Liputan6.com, Jakarta Wakil Menteri Perumahan dan Kawasan Permukiman (Wamen PKP) Fahri Hamzah, menyoroti masalah data backlog perumahan yang selama ini dianggap belum komprehensif.
Menurutnya, Badan Pusat Statistik (BPS) hanya mencatat backlog perumahan dalam dua kategori, yaitu masyarakat yang tidak memiliki rumah dan masyarakat yang tinggal di rumah tidak layak huni.
Namun, dalam kajian lebih lanjut, Kementerian PKP menemukan adanya lapisan backlog ketiga. Kategori ini mencakup keluarga yang hidup di rumah tidak layak, tetapi rumah tersebut juga bukan milik mereka. Kondisi ini membuat beban perumahan semakin kompleks.
"Tapi begitu kami gali lagi ternyata itu ada backlog ketiga, yaitu backlog orang yang pada saat yang sama dia tinggal di rumah yang tidak layak tapi rumah itu pun bukan rumah dia. Dan itu ada 6 juta keluarga yang tinggal di rumah yang tidak layak dan rumah itu bukan punya dia," kata Fahri Hamzah dalam acara Peluncuran Dokumen Kebijakan Perkotaan Nasional 2045, Bappenas RI, Senin (15/9/2025).
Menurutnya, adanya temuan baru ini, pemerintah dihadapkan pada kebutuhan integrasi data lintas kementerian dan lembaga. Hal itu untuk memastikan seluruh lapisan backlog dapat teridentifikasi secara tepat.
"Sehingga dengan Inpres DTSEN sebenarnya mengharuskan kita agak detail mencari by name, by address. Orang ini ada dimana tempatnya dan bagaimana statusnya. Nah, sekali lagi ini adalah memerlukan integrasi data diantara semua kementerian dan lembaga yang ada," ujar Fahri Hamzah.
Perlunya Integrasi Data Nasional
Lebih lanjut, menjelaskan, penanganan backlog tidak bisa hanya mengandalkan angka statistik global. Pemerintah perlu menggunakan pendekatan berbasis individu dan keluarga dengan sistem pencatatan “by name, by address.” Dengan begitu, setiap keluarga yang masuk dalam kategori backlog dapat dilacak secara jelas.
Menurut Fahri, perumahan tidak sekadar rumah fisik, tetapi juga berkaitan dengan status kepemilikan dan kelayakan huni.
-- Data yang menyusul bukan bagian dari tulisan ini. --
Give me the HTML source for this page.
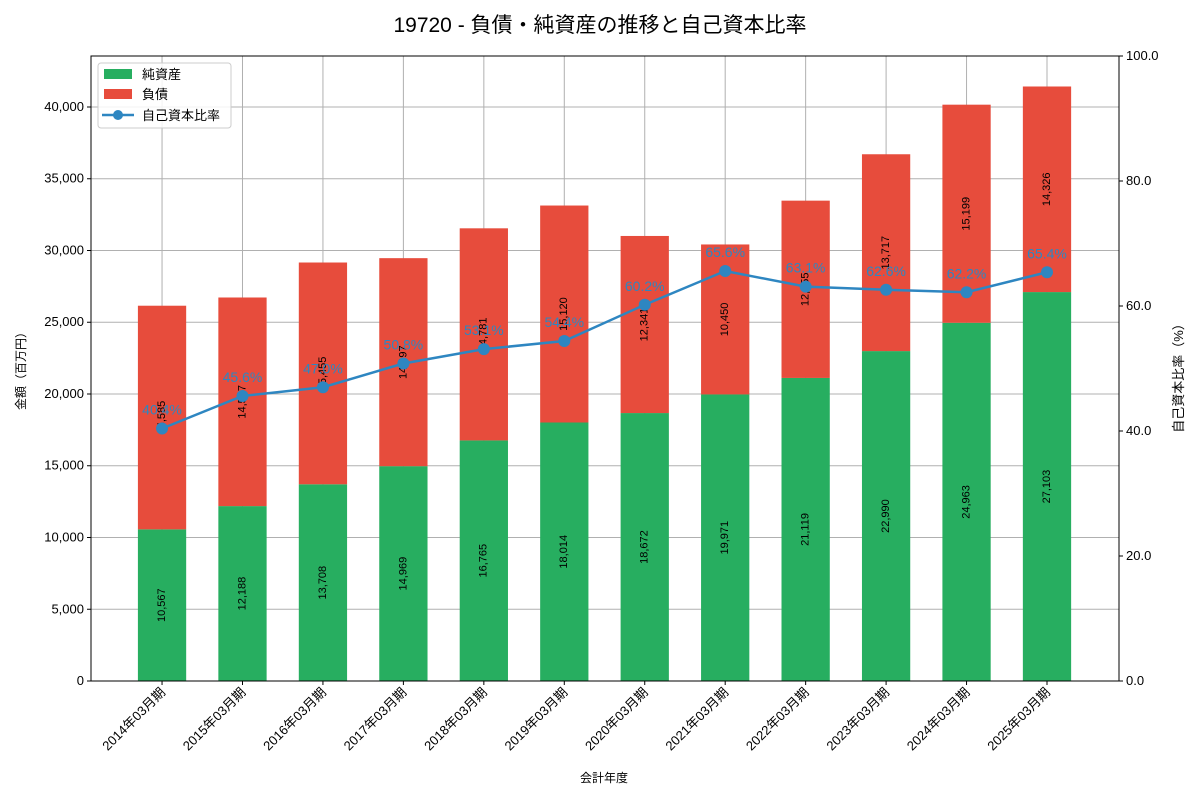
<!DOCTYPE html>
<html><head><meta charset="utf-8"><style>
body{margin:0;background:#fff;font-family:"Liberation Sans","Noto Sans CJK JP",sans-serif}
svg text{font-family:"Liberation Sans","Noto Sans CJK JP",sans-serif}
</style></head><body>
<svg id="c" width="1200" height="800" xmlns="http://www.w3.org/2000/svg"></svg>
<script>
const categories=["2014年03月期","2015年03月期","2016年03月期","2017年03月期","2018年03月期","2019年03月期","2020年03月期","2021年03月期","2022年03月期","2023年03月期","2024年03月期","2025年03月期"];
const equity=[10567,12188,13708,14969,16765,18014,18672,19971,21119,22990,24963,27103];
const liabilities=[15585,14537,15455,14497,14781,15120,12341,10450,12355,13717,15199,14326];
const ratio=[40.4,45.6,47.0,50.8,53.1,54.4,60.2,65.6,63.1,62.6,62.2,65.4];
const leftTicks=[0,5000,10000,15000,20000,25000,30000,35000,40000];
const rightTicks=[0,20,40,60,80,100];
const L=91,R=1119,T=56,B=681,YMAX=43554;
const step=(R-L)/(categories.length-1+0.883+0.895);
const xs=i=>L+(i+0.883)*step;
const yL=v=>B-(B-T)*v/YMAX;
const yR=v=>B-(B-T)*v/100;
const svg=document.getElementById('c');
const NS="http://www.w3.org/2000/svg";
function el(t,a,txt){const e=document.createElementNS(NS,t);for(const k in a)e.setAttribute(k,a[k]);if(txt!=null)e.textContent=txt;svg.appendChild(e);return e;}
const fmt=v=>v.toLocaleString('en-US');
let e;
e=el('text',{x:600,y:32,'text-anchor':'middle','font-size':21,fill:'#000'},'19720 - 負債・純資産の推移と自己資本比率');


// grid
leftTicks.forEach(v=>{e=el('line',{x1:L,x2:R,y1:yL(v),y2:yL(v),stroke:'#b0b0b0','stroke-width':1});

});
categories.forEach((c,i)=>{e=el('line',{x1:xs(i),x2:xs(i),y1:T,y2:B,stroke:'#b0b0b0','stroke-width':1});

});
const bw=step*0.6;
categories.forEach((c,i)=>{
 e=el('rect',{x:xs(i)-bw/2,y:yL(equity[i]),width:bw,height:B-yL(equity[i]),fill:'#27ae60'});
 
 
 const top=equity[i]+liabilities[i];
 e=el('rect',{x:xs(i)-bw/2,y:yL(top),width:bw,height:yL(equity[i])-yL(top),fill:'#e74c3c'});
 
 
 let ym=yL(equity[i]/2);
 e=el('text',{x:xs(i),y:ym,'font-size':11,'text-anchor':'middle','dominant-baseline':'middle',transform:`rotate(-90 ${xs(i)} ${ym})`},fmt(equity[i]));
 
 
 ym=yL(equity[i]+liabilities[i]/2);
 e=el('text',{x:xs(i),y:ym,'font-size':11,'text-anchor':'middle','dominant-baseline':'middle',transform:`rotate(-90 ${xs(i)} ${ym})`},fmt(liabilities[i]));
 
 
});
// line
e=el('polyline',{points:ratio.map((r,i)=>xs(i)+','+yR(r)).join(' '),fill:'none',stroke:'#2e86c1','stroke-width':2.5});


ratio.forEach((r,i)=>{
 e=el('circle',{cx:xs(i),cy:yR(r),r:6,fill:'#2e86c1'});
 
 
 e=el('text',{x:xs(i),y:yR(r)-14,'font-size':14,'text-anchor':'middle',fill:'#2e86c1'},r.toFixed(1)+'%');
 
 
});
// axes frame
e=el('rect',{x:L,y:T,width:R-L,height:B-T,fill:'none',stroke:'#000','stroke-width':1});


leftTicks.forEach(v=>{el('line',{x1:L-4,x2:L,y1:yL(v),y2:yL(v),stroke:'#000'});
 e=el('text',{x:L-7,y:yL(v)+4,'font-size':13,'text-anchor':'end'},fmt(v));
 
 });
rightTicks.forEach(v=>{el('line',{x1:R,x2:R+4,y1:yR(v),y2:yR(v),stroke:'#000'});
 e=el('text',{x:R+7,y:yR(v)+4,'font-size':13,'text-anchor':'start'},v.toFixed(1));
 
 });
categories.forEach((c,i)=>{el('line',{x1:xs(i),x2:xs(i),y1:B,y2:B+4,stroke:'#000'});
 e=el('text',{x:xs(i)+4,y:B+12,'font-size':13,'text-anchor':'end',transform:`rotate(-45 ${xs(i)+4} ${B+12})`},c);
 
 });
e=el('text',{x:604,y:782,'font-size':12,'text-anchor':'middle'},'会計年度');


e=el('text',{x:25,y:368,'font-size':12,'text-anchor':'middle',transform:'rotate(-90 25 368)'},'金額（百万円）');


e=el('text',{x:1183,y:375,'font-size':13,'text-anchor':'middle',transform:'rotate(-90 1183 375)'},'自己資本比率（%）');


// legend
e=el('rect',{x:98,y:63,width:133,height:65,fill:'#fff','fill-opacity':0.85,stroke:'#ccc',rx:3});


e=el('rect',{x:104,y:69,width:28,height:10,fill:'#27ae60'});


e=el('text',{x:142,y:79,'font-size':13},'純資産');


e=el('rect',{x:104,y:89,width:28,height:10,fill:'#e74c3c'});


e=el('text',{x:142,y:99,'font-size':13},'負債');


el('line',{x1:102,x2:134,y1:115,y2:115,stroke:'#2e86c1','stroke-width':2.5});
e=el('circle',{cx:118,cy:115,r:5,fill:'#2e86c1'});


e=el('text',{x:142,y:120,'font-size':13},'自己資本比率');


</script>
</body></html>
Ia juga mengingatkan, perbedaan definisi rumah dalam berbagai regulasi membuat masalah semakin rumit.
Saat ini, undang-undang baru mengenal rumah susun dan rumah tapak, sementara rumah pesisir atau rumah apung belum memiliki nomenklatur resmi.
"Rumah juga dibagi, rumah di desa, rumah di kota, rumah di pesisir. Dalam undang-undang kita sementara itu nomenklatur rumah itu baru ada rumah susun dan rumah tapak, rumah pesisir belum ada, rumah apung belum ada. Nah ini juga mesti nanti kita sinkronisasi semuanya.
Tantangan Sosial dan Ekonomi
Lebih lanjut, ia mengungkapkan bahwa backlog perumahan, khususnya backlog kepemilikan, banyak ditemui pada masyarakat yang bekerja di sektor informal. Mereka umumnya tidak memiliki akses ke pembiayaan formal, sehingga sulit membeli rumah sendiri.
"Kalau ini terkait tentang status sektor pekerjaan dari backlog, terutama backlog kepemilikan memang rata-rata hidup di sektor informal," ujarnya.
Hal ini memperbesar jumlah keluarga yang terpaksa tinggal di rumah kontrakan atau menumpang di hunian tidak layak. Kondisi tersebut menciptakan lingkaran masalah sosial, mulai dari kesehatan hingga pendidikan anak. Menurutnya, jika backlog tiga lapisan ini tidak segera ditangani, akan berdampak panjang terhadap kualitas hidup generasi mendatang.